Hydraulic valve clearance adjusting elements serve to adjust the clearance which, in transmitting the cam lift of a camshaft to a gas exchange valve of the internal combustion engine, is formed between the transmission elements due to wear or thermal expansion. The intention in using the adjusting element is to achieve a quiet and wear-resistant operation of the valve train and the greatest possible conformity between the cam lobe and the lift of the gas exchange valve.
Such adjusting elements in each case have a control valve embodied as a non-return valve, which has a closing member, such as a ball, and a control valve spring, which acts upon the closing member. In the standard type of control valve the control valve spring acts upon the closing member in the closing direction. This largely closes the control valve so that there is no idle travel of the valve clearance adjusting element. In this embodiment there is a risk of pumping up the adjusting element, producing a “negative valve clearance”. DE 198 44 202 A1 demonstrates a valve timing gear of the aforementioned type, in which the valve clearance adjusting element is embodied as an adjustable circular-cylindrical cam follower. As can be seen from the drawing, the control valve spring acts upon the closing member in the closing direction, so that the control valve is largely closed.
The disadvantages of known adjusting elements are avoided by control valves, the control valve spring of which acts upon the closing member in the opening direction, or in which a spring is entirely dispensed with. Adjusting elements having a control valve of this type are referred to as reverse-spring elements, owing to the inverse arrangement of the control valve spring, or in the absence of a spring as freeball elements.
These exert a positive influence on the thermodynamics, the pollutant emissions and the mechanical stressing of the internal combustion engine and are therefore being increasingly used.
Whereas in the standard design type the control valve is closed in the base circle area of the cam owing to the spring force of the control valve spring, with a reverse-spring element the control valve in this area is kept open by the force of the control valve spring, or in the case of a freeball element is not forcibly closed. Since such an element can only be closed by hydrodynamic and hydrostatic forces due to the flow of lubricating oil commencing at the beginning of the cam lobe and flowing from the high-pressure chamber to the low-pressure chamber, the element always has an idle travel before the valve lift of the gas exchange valve commences. The extent of the idle travel at any engine speed depends on the length of the control valve closing time and this in turn depends on the viscosity/density of the lubricating oil which, as is known, is used as hydraulic fluid.

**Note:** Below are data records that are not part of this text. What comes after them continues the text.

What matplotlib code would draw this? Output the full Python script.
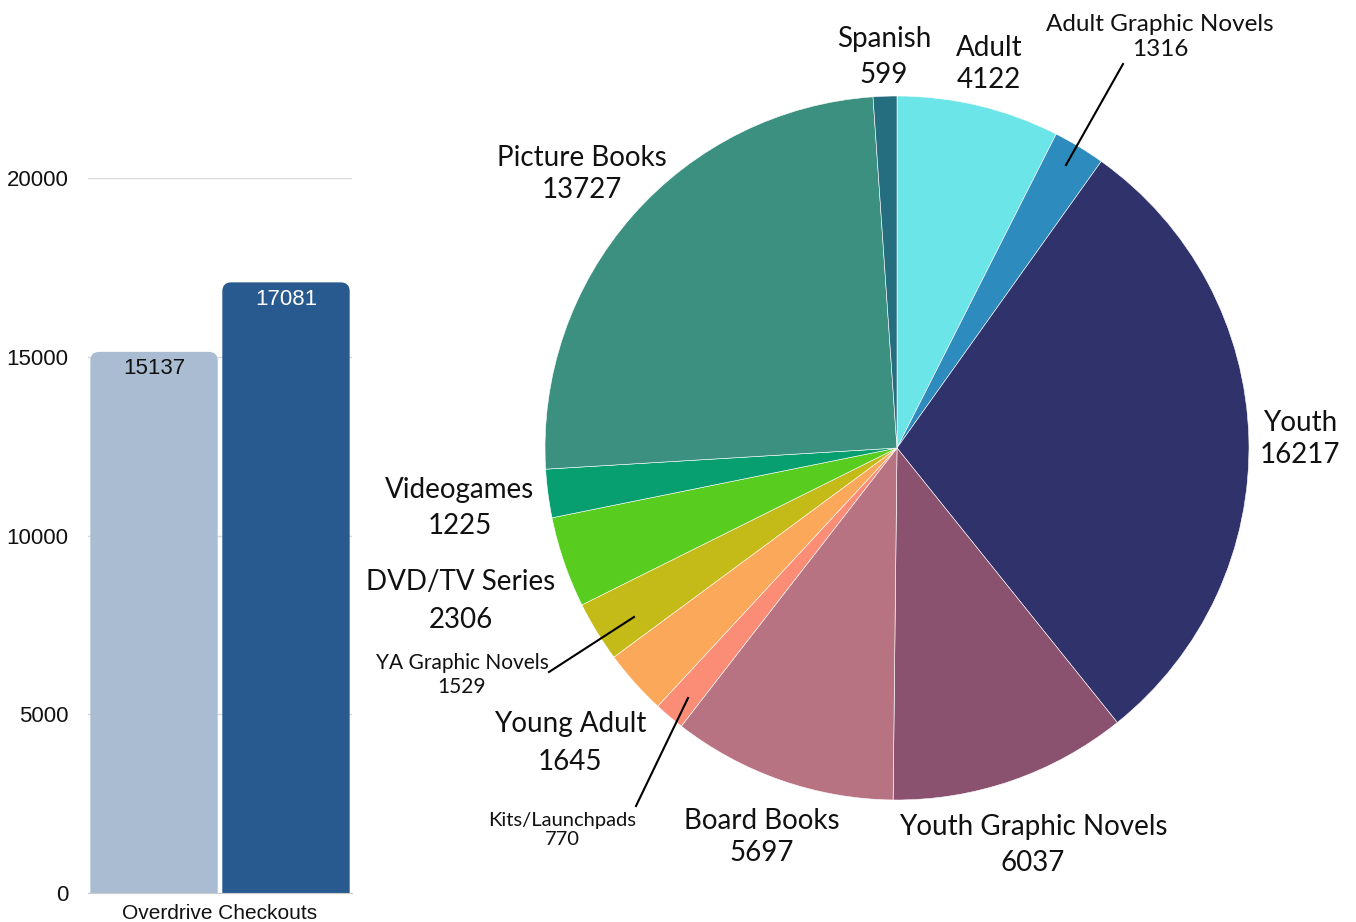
import matplotlib
matplotlib.use("Agg")
from matplotlib import pyplot as plt
from matplotlib.patches import FancyBboxPatch

# bar chart data
bar_values = [15137, 17081]
bar_colors = ['#a9bcd1', '#285a8f']
bar_text_colors = ['#111111', 'white']
bar_category = 'Overdrive Checkouts'
bar_ticks = [0, 5000, 10000, 15000, 20000]

# pie chart data (clockwise from the top)
pie_labels = ['Adult', 'Adult Graphic Novels', 'Youth', 'Youth Graphic Novels',
              'Board Books', 'Kits/Launchpads', 'Young Adult', 'YA Graphic Novels',
              'DVD/TV Series', 'Videogames', 'Picture Books', 'Spanish']
pie_values = [4122, 1316, 16217, 6037, 5697, 770, 1645, 1529, 2306, 1225, 13727, 599]
pie_colors = ['#6be5e8', '#2e8bbd', '#30336b', '#8b5270', '#b87383', '#fb8d77',
              '#fba85b', '#c4ba18', '#58cc1f', '#079e70', '#3b9080', '#246e80']

# label placement in pixels (center x, center y), font size, line spacing
label_pos = {
    'Adult': (989, 64, 20, 1.26),
    'Adult Graphic Novels': (1160, 37, 17.5, 1.24),
    'Youth': (1300, 439, 20, 1.3),
    'Youth Graphic Novels': (1033, 845, 20, 1.52),
    'Board Books': (762, 837, 20, 1.3),
    'Kits/Launchpads': (562, 830, 14.5, 1.14),
    'Young Adult': (570, 743, 20, 1.56),
    'YA Graphic Novels': (462, 675, 15, 1.27),
    'DVD/TV Series': (461, 601, 20, 1.56),
    'Videogames': (460, 508, 20, 1.52),
    'Picture Books': (582, 174, 20, 1.3),
    'Spanish': (884, 57, 20, 1.48),
}
leaders = {
    'Adult Graphic Novels': ((1123, 64), (1066, 165)),
    'YA Graphic Novels': ((549, 672), (634, 617)),
    'Kits/Launchpads': ((636, 806), (688, 698)),
}

W, H = 1356, 922
fig = plt.figure(figsize=(W / 100, H / 100), dpi=100)

# ---- bar chart ----
ax = fig.add_axes([88 / W, (H - 893) / H, 264 / W, 715 / H])
xs = [-0.5, 0.5]
bars = ax.bar(xs, bar_values, width=0.965, color=bar_colors, zorder=2)
ax.set_xlim(-1, 1)
ax.set_ylim(0, 20000)
# rounded tops
xpix = 264 / 2.0
ypix = 715 / 20000.0
r = 9 / xpix
for b, c in zip(bars, bar_colors):
    b.set_visible(False)
    p = FancyBboxPatch((b.get_x(), -1000), b.get_width(), b.get_height() + 1000,
                       boxstyle='round,pad=0,rounding_size=%f' % r,
                       mutation_aspect=(9 / ypix) / r, facecolor=c,
                       edgecolor='none', zorder=2)
    ax.add_patch(p)
for x, v, tc in zip(xs, bar_values, bar_text_colors):
    ax.text(x, v - 180, str(v), ha='center', va='top', fontsize=16,
            color=tc, family='Liberation Sans', zorder=3)
ax.set_yticks(bar_ticks)
ax.set_yticklabels([str(t) for t in bar_ticks], family='Liberation Sans', fontsize=16)
ax.tick_params(axis='y', length=0, pad=14, labelcolor='#111111')
ax.set_xticks([0])
ax.set_xticklabels([bar_category], family='Liberation Sans', fontsize=15)
ax.tick_params(axis='x', length=0, pad=8, labelcolor='#111111')
ax.grid(axis='y', color='#d9d9d9', linewidth=1, zorder=0)
for s in ['top', 'right', 'left']:
    ax.spines[s].set_visible(False)
ax.spines['bottom'].set_color('#cccccc')

# ---- pie chart ----
cx, cy, R = 897, 448, 352
pax = fig.add_axes([(cx - R) / W, (H - cy - R) / H, 2 * R / W, 2 * R / H])
pax.pie(pie_values, colors=pie_colors, startangle=90, counterclock=False,
        radius=1, wedgeprops=dict(edgecolor='white', linewidth=0.4))
pax.set_xlim(-1, 1)
pax.set_ylim(-1, 1)
pax.set_aspect('equal')
pax.axis('off')


def to_data(px, py):
    return (px - cx) / R, (cy - py) / R


for name, val in zip(pie_labels, pie_values):
    px, py, fs, ls = label_pos[name]
    x, y = to_data(px, py)
    pax.text(x, y, name + '\n' + str(val), ha='center', va='center',
             fontsize=fs, linespacing=ls, family='Lato', color='#111111',
             clip_on=False)
for name, (p0, p1) in leaders.items():
    x0, y0 = to_data(*p0)
    x1, y1 = to_data(*p1)
    pax.plot([x0, x1], [y0, y1], color='black', linewidth=1.5, clip_on=False)

fig.savefig('out.png', dpi=100)
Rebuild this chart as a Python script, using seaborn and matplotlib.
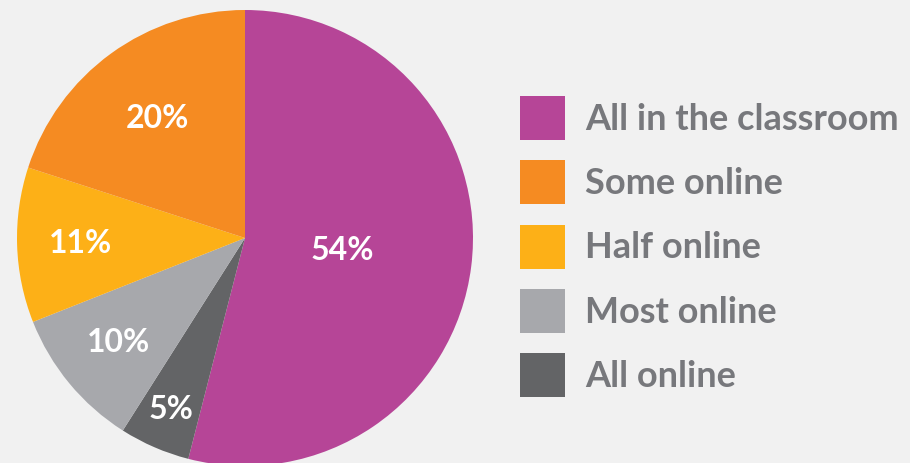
import numpy as np
import seaborn as sns
import matplotlib.pyplot as plt

# shares of class time, clockwise from the top
categories = ['All in the classroom', 'Some online', 'Half online', 'Most online', 'All online']
shares = [54, 20, 11, 10, 5]
pie_order = [0, 4, 3, 2, 1]   # order of wedges clockwise from 12 o'clock
colors = ['#B64597', '#F58B22', '#FDB017', '#A7A8AC', '#636466']
label_dist = {0: 0.43, 1: 0.65, 2: 0.72, 3: 0.72, 4: 0.82}

sns.set_theme(style='white', rc={'figure.facecolor': '#F1F1F1',
                                 'axes.facecolor': '#F1F1F1'})
plt.rcParams['font.family'] = ['Lato', 'DejaVu Sans']

fig = plt.figure(figsize=(9.10, 4.63), dpi=100)
ax = fig.add_axes([17 / 910, -3 / 463, 456 / 910, 456 / 463])

vals = [shares[i] for i in pie_order]
cols = [colors[i] for i in pie_order]
wedges, _ = ax.pie(vals, colors=cols, startangle=90, counterclock=False,
                   radius=1, wedgeprops=dict(linewidth=0))
ax.set_xlim(-1, 1)
ax.set_ylim(-1, 1)
ax.set_aspect('equal')
ax.axis('off')

# percentage labels
for w, idx in zip(wedges, pie_order):
    mid = np.deg2rad((w.theta1 + w.theta2) / 2)
    d = label_dist[idx]
    ax.text(d * np.cos(mid), d * np.sin(mid), f'{shares[idx]}%',
            ha='center', va='center', color='white', fontsize=23,
            fontweight='bold')

# legend in original category order
handles = [wedges[pie_order.index(i)] for i in range(len(categories))]
fig.legend(handles, categories, loc='upper left',
           bbox_to_anchor=(520 / 910, 1 - 96 / 463), frameon=False,
           handlelength=1.25, handleheight=1.5,
           labelspacing=0.56, handletextpad=0.55, borderpad=0,
           borderaxespad=0, labelcolor='#77787C',
           prop={'weight': 'bold', 'size': 26})

fig.savefig('out.png', dpi=100, facecolor=fig.get_facecolor())
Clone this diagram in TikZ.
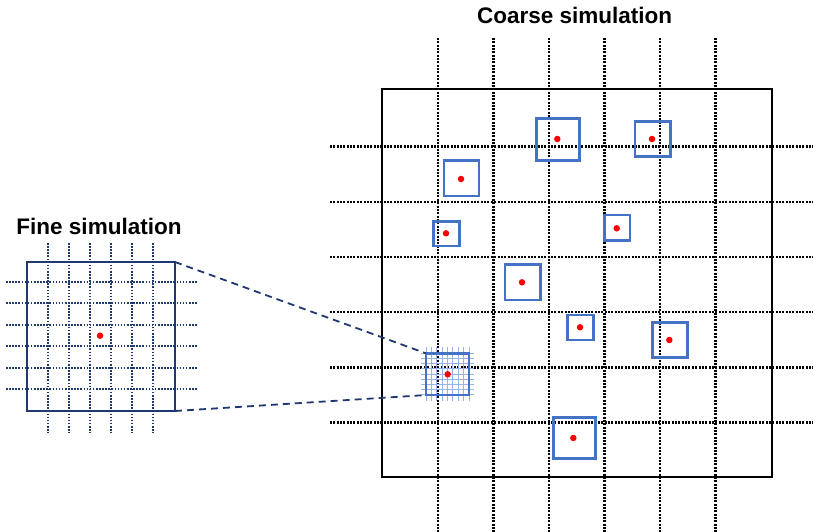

To close the control valve of a reverse-spring/freeball element a so-called critical lubricating oil velocity is required. This varies as function of the lubricating oil viscosity and hence of the lubricating oil temperature. At high lubricating oil viscosity/density, that is to say at low lubricating oil temperatures, the critical lubricating oil velocity is lower and is therefore attained more rapidly than at low lubricating oil viscosity, that is to say high lubricating oil temperatures. In cold starting this leads to a shorter closing time of the control valve and hence to a smaller idle travel than in the engine at operating temperature. A small idle travel means a large valve overlap, however. This results in a large internal exhaust gas recirculation, which causes an uneven, low idling speed. Although this can be improved by increasing the idling speed, this is achieved at the expense of the pollutant emissions and the fuel consumption.
With reverse-spring/freeball elements the closing member of the control valve is therefore open in the base circle of the cam. To close the control valve, a volume flow must flow past the closing member, which causes a pressure differential on the closing member, with the result that the latter closes the control valve. Reverse-spring/freeball elements are disclosed, for example, by EP 1 298 287 A2, JP 61-185607 and U.S. Pat. No. 4,054,109. These demonstrate adjusting elements in each of which the control valve has a ball as closing member.
In conventional hydraulic valve clearance adjusting elements the control valve spring of the control valve embodied as a non-return valve is therefore arranged below the valve ball or the closing member and the piston forming the valve seat. At the start of the base circle phase of the camshaft cam, the control valve opens in order to replenish from the low-pressure chamber of the element that quantity of oil used as hydraulic medium, previously forced out of the high-pressure chamber of the element during the lifting phase, and in order to adjust an existing valve clearance through a corresponding fresh intake of oil into the high-pressure chamber of the element. Otherwise the control valve is closed during the base circle phase of the cam. The working of a conventional adjusting element imposes certain requirements on the design of the cam contacts.
Element-shortening base circle eccentricities in the conventional adjusting element can cause the engine or gas exchange valve to accidentally open in the base circle phase of the cam, which leads to corresponding mechanical and thermodynamic disadvantages.
Element-lengthening base circle eccentricities in the conventional adjusting element can cause the valve ball to open the non-return valve, so that the element draws oil from the low-pressure chamber into the high-pressure chamber. If this happens before the engine or gas exchange valve starts to lift, the control valve, opened owing to the intake, has first to close again before the cam lift can be transmitted to the gas exchange valve. The retarded function associated therewith produces an undesirable valve lift loss, which likewise leads to corresponding mechanical and thermodynamic disadvantages.